Asked by Jonathan Wise: Find a meaning of the r-coefficients of \mathrm{DR}_g^{d,r}(A) (a polynomial in r) for g=1, possibly after changing its definition.

Conjecture (Ranganathan, Wise) In genus 1, the degree 1 coefficient vanishes because the reduced DR cycle is equal to the reduced orbifold DR cycle.

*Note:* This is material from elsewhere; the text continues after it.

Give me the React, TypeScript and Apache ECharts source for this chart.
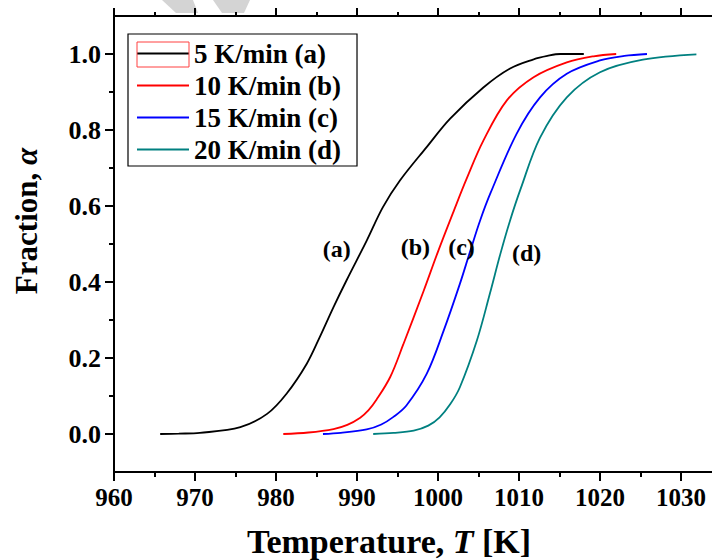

For the objects appearing in the conjecture:
  • Reduced DR-cycle: a variant of the usual DR-cycle obtained from a compactification of the space of relative maps to \mathbb{P}^1, where we disallow contracted genus 1 components, but allow genus 1 singularities
  • Orbifold DR cycle: obtained from maps to \mathbb{P}^1 with B \mathbb{Z}_r at 0,\infty
  • Reduced orbifold DR cycle: Take the DR cycle, but disallow contracted g=1 components, allow elliptic singularities
The conjecture is part of a more general story, comparing relative and orbifold invariants of (X,D), where D is a smooth divisor on X. Here, one either places a relative condition, or an r-th root structure on D. It turns out that the genus g=0 invariants agree, but by work of Fenglong You, higher genus invariants do not agree. Yet, the r=0 terms of the orbifold side and the relative side agree.